(Objective)
Extract all of the data and reproduce it precisely.

(Material provided)

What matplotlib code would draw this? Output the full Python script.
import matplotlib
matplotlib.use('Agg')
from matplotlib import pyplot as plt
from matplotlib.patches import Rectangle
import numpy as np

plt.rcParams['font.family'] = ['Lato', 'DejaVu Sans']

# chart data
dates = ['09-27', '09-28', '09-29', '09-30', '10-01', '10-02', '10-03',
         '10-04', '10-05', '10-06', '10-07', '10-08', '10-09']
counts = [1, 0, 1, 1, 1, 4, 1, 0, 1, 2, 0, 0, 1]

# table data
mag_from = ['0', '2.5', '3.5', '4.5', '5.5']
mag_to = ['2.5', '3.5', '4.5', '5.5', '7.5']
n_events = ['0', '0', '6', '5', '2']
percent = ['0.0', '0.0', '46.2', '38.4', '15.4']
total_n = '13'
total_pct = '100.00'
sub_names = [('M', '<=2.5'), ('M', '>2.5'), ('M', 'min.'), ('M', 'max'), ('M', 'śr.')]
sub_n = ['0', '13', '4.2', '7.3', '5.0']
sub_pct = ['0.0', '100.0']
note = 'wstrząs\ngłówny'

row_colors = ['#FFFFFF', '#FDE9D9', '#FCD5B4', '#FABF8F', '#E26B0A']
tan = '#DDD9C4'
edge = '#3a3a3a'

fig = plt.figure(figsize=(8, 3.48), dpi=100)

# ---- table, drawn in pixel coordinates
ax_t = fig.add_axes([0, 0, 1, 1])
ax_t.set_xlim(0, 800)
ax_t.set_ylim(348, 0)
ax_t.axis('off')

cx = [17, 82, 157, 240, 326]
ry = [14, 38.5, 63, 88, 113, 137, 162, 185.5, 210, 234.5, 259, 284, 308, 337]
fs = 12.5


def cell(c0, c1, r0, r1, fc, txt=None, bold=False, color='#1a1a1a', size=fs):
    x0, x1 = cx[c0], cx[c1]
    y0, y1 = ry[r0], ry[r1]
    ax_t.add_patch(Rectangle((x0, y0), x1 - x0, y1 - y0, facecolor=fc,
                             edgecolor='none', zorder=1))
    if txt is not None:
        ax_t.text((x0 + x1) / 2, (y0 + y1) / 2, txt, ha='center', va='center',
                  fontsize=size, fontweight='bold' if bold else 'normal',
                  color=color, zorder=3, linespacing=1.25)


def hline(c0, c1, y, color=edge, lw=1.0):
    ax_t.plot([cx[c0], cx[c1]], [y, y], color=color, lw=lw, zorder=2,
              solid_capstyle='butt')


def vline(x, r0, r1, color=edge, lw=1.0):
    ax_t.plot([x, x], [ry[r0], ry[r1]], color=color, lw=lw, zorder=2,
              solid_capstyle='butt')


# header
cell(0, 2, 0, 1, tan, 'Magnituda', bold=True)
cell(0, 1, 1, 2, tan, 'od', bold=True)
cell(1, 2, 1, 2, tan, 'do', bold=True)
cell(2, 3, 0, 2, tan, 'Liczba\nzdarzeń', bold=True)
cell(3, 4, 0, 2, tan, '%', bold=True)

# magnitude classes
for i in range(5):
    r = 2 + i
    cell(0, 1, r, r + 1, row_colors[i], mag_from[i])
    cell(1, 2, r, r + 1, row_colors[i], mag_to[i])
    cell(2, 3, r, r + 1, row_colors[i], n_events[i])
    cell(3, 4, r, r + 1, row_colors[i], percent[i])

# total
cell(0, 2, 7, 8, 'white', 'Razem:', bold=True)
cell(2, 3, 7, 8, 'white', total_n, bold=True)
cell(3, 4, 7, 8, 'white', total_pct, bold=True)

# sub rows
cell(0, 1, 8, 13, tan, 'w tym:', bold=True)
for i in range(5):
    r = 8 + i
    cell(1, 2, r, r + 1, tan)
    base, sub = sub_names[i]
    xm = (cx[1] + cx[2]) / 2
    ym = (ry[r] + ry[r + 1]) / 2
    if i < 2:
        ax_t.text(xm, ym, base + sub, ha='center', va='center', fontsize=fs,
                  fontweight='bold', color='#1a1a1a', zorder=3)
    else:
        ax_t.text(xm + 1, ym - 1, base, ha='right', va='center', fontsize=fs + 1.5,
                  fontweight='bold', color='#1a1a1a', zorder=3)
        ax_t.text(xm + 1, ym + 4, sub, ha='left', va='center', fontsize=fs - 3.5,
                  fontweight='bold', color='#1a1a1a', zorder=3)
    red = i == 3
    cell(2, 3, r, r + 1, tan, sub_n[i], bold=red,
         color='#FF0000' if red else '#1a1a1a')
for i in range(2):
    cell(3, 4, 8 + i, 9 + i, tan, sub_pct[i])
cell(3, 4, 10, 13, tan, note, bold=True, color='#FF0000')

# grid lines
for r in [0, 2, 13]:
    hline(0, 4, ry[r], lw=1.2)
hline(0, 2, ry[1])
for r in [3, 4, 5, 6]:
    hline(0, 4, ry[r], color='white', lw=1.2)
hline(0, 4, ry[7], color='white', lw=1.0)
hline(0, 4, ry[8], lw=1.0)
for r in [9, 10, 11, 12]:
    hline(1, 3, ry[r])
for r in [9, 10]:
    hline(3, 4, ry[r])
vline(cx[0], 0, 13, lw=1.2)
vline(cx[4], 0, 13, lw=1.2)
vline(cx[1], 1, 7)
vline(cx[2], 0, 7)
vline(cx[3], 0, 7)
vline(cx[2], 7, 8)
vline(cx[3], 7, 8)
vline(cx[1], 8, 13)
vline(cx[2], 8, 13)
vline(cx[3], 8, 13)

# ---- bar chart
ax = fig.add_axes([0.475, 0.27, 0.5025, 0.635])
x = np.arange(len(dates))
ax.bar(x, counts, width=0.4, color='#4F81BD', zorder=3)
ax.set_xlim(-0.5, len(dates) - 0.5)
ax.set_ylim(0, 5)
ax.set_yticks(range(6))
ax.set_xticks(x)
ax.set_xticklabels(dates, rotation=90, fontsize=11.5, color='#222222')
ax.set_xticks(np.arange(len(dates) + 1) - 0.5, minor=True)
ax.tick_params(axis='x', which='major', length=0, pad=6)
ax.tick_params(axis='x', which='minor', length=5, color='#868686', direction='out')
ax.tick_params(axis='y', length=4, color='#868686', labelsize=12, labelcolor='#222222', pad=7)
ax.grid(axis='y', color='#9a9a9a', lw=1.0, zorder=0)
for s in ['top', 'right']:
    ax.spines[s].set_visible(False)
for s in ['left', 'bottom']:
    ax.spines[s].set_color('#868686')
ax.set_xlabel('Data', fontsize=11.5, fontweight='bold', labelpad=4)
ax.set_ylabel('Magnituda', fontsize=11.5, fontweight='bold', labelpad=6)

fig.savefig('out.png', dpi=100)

(Task output)
What matplotlib code would draw this? Output the full Python script.
import matplotlib
matplotlib.use('Agg')
from matplotlib import pyplot as plt
from matplotlib.patches import Rectangle
import numpy as np

plt.rcParams['font.family'] = ['Lato', 'DejaVu Sans']

# chart data
dates = ['09-27', '09-28', '09-29', '09-30', '10-01', '10-02', '10-03',
         '10-04', '10-05', '10-06', '10-07', '10-08', '10-09']
counts = [1, 0, 1, 1, 1, 4, 1, 0, 1, 2, 0, 0, 1]

# table data
mag_from = ['0', '2.5', '3.5', '4.5', '5.5']
mag_to = ['2.5', '3.5', '4.5', '5.5', '7.5']
n_events = ['0', '0', '6', '5', '2']
percent = ['0.0', '0.0', '46.2', '38.4', '15.4']
total_n = '13'
total_pct = '100.00'
sub_names = [('M', '<=2.5'), ('M', '>2.5'), ('M', 'min.'), ('M', 'max'), ('M', 'śr.')]
sub_n = ['0', '13', '4.2', '7.3', '5.0']
sub_pct = ['0.0', '100.0']
note = 'wstrząs\ngłówny'

row_colors = ['#FFFFFF', '#FDE9D9', '#FCD5B4', '#FABF8F', '#E26B0A']
tan = '#DDD9C4'
edge = '#3a3a3a'

fig = plt.figure(figsize=(8, 3.48), dpi=100)

# ---- table, drawn in pixel coordinates
ax_t = fig.add_axes([0, 0, 1, 1])
ax_t.set_xlim(0, 800)
ax_t.set_ylim(348, 0)
ax_t.axis('off')

cx = [17, 82, 157, 240, 326]
ry = [14, 38.5, 63, 88, 113, 137, 162, 185.5, 210, 234.5, 259, 284, 308, 337]
fs = 12.5


def cell(c0, c1, r0, r1, fc, txt=None, bold=False, color='#1a1a1a', size=fs):
    x0, x1 = cx[c0], cx[c1]
    y0, y1 = ry[r0], ry[r1]
    ax_t.add_patch(Rectangle((x0, y0), x1 - x0, y1 - y0, facecolor=fc,
                             edgecolor='none', zorder=1))
    if txt is not None:
        ax_t.text((x0 + x1) / 2, (y0 + y1) / 2, txt, ha='center', va='center',
                  fontsize=size, fontweight='bold' if bold else 'normal',
                  color=color, zorder=3, linespacing=1.25)


def hline(c0, c1, y, color=edge, lw=1.0):
    ax_t.plot([cx[c0], cx[c1]], [y, y], color=color, lw=lw, zorder=2,
              solid_capstyle='butt')


def vline(x, r0, r1, color=edge, lw=1.0):
    ax_t.plot([x, x], [ry[r0], ry[r1]], color=color, lw=lw, zorder=2,
              solid_capstyle='butt')


# header
cell(0, 2, 0, 1, tan, 'Magnituda', bold=True)
cell(0, 1, 1, 2, tan, 'od', bold=True)
cell(1, 2, 1, 2, tan, 'do', bold=True)
cell(2, 3, 0, 2, tan, 'Liczba\nzdarzeń', bold=True)
cell(3, 4, 0, 2, tan, '%', bold=True)

# magnitude classes
for i in range(5):
    r = 2 + i
    cell(0, 1, r, r + 1, row_colors[i], mag_from[i])
    cell(1, 2, r, r + 1, row_colors[i], mag_to[i])
    cell(2, 3, r, r + 1, row_colors[i], n_events[i])
    cell(3, 4, r, r + 1, row_colors[i], percent[i])

# total
cell(0, 2, 7, 8, 'white', 'Razem:', bold=True)
cell(2, 3, 7, 8, 'white', total_n, bold=True)
cell(3, 4, 7, 8, 'white', total_pct, bold=True)

# sub rows
cell(0, 1, 8, 13, tan, 'w tym:', bold=True)
for i in range(5):
    r = 8 + i
    cell(1, 2, r, r + 1, tan)
    base, sub = sub_names[i]
    xm = (cx[1] + cx[2]) / 2
    ym = (ry[r] + ry[r + 1]) / 2
    if i < 2:
        ax_t.text(xm, ym, base + sub, ha='center', va='center', fontsize=fs,
                  fontweight='bold', color='#1a1a1a', zorder=3)
    else:
        ax_t.text(xm + 1, ym - 1, base, ha='right', va='center', fontsize=fs + 1.5,
                  fontweight='bold', color='#1a1a1a', zorder=3)
        ax_t.text(xm + 1, ym + 4, sub, ha='left', va='center', fontsize=fs - 3.5,
                  fontweight='bold', color='#1a1a1a', zorder=3)
    red = i == 3
    cell(2, 3, r, r + 1, tan, sub_n[i], bold=red,
         color='#FF0000' if red else '#1a1a1a')
for i in range(2):
    cell(3, 4, 8 + i, 9 + i, tan, sub_pct[i])
cell(3, 4, 10, 13, tan, note, bold=True, color='#FF0000')

# grid lines
for r in [0, 2, 13]:
    hline(0, 4, ry[r], lw=1.2)
hline(0, 2, ry[1])
for r in [3, 4, 5, 6]:
    hline(0, 4, ry[r], color='white', lw=1.2)
hline(0, 4, ry[7], color='white', lw=1.0)
hline(0, 4, ry[8], lw=1.0)
for r in [9, 10, 11, 12]:
    hline(1, 3, ry[r])
for r in [9, 10]:
    hline(3, 4, ry[r])
vline(cx[0], 0, 13, lw=1.2)
vline(cx[4], 0, 13, lw=1.2)
vline(cx[1], 1, 7)
vline(cx[2], 0, 7)
vline(cx[3], 0, 7)
vline(cx[2], 7, 8)
vline(cx[3], 7, 8)
vline(cx[1], 8, 13)
vline(cx[2], 8, 13)
vline(cx[3], 8, 13)

# ---- bar chart
ax = fig.add_axes([0.475, 0.27, 0.5025, 0.635])
x = np.arange(len(dates))
ax.bar(x, counts, width=0.4, color='#4F81BD', zorder=3)
ax.set_xlim(-0.5, len(dates) - 0.5)
ax.set_ylim(0, 5)
ax.set_yticks(range(6))
ax.set_xticks(x)
ax.set_xticklabels(dates, rotation=90, fontsize=11.5, color='#222222')
ax.set_xticks(np.arange(len(dates) + 1) - 0.5, minor=True)
ax.tick_params(axis='x', which='major', length=0, pad=6)
ax.tick_params(axis='x', which='minor', length=5, color='#868686', direction='out')
ax.tick_params(axis='y', length=4, color='#868686', labelsize=12, labelcolor='#222222', pad=7)
ax.grid(axis='y', color='#9a9a9a', lw=1.0, zorder=0)
for s in ['top', 'right']:
    ax.spines[s].set_visible(False)
for s in ['left', 'bottom']:
    ax.spines[s].set_color('#868686')
ax.set_xlabel('Data', fontsize=11.5, fontweight='bold', labelpad=4)
ax.set_ylabel('Magnituda', fontsize=11.5, fontweight='bold', labelpad=6)

fig.savefig('out.png', dpi=100)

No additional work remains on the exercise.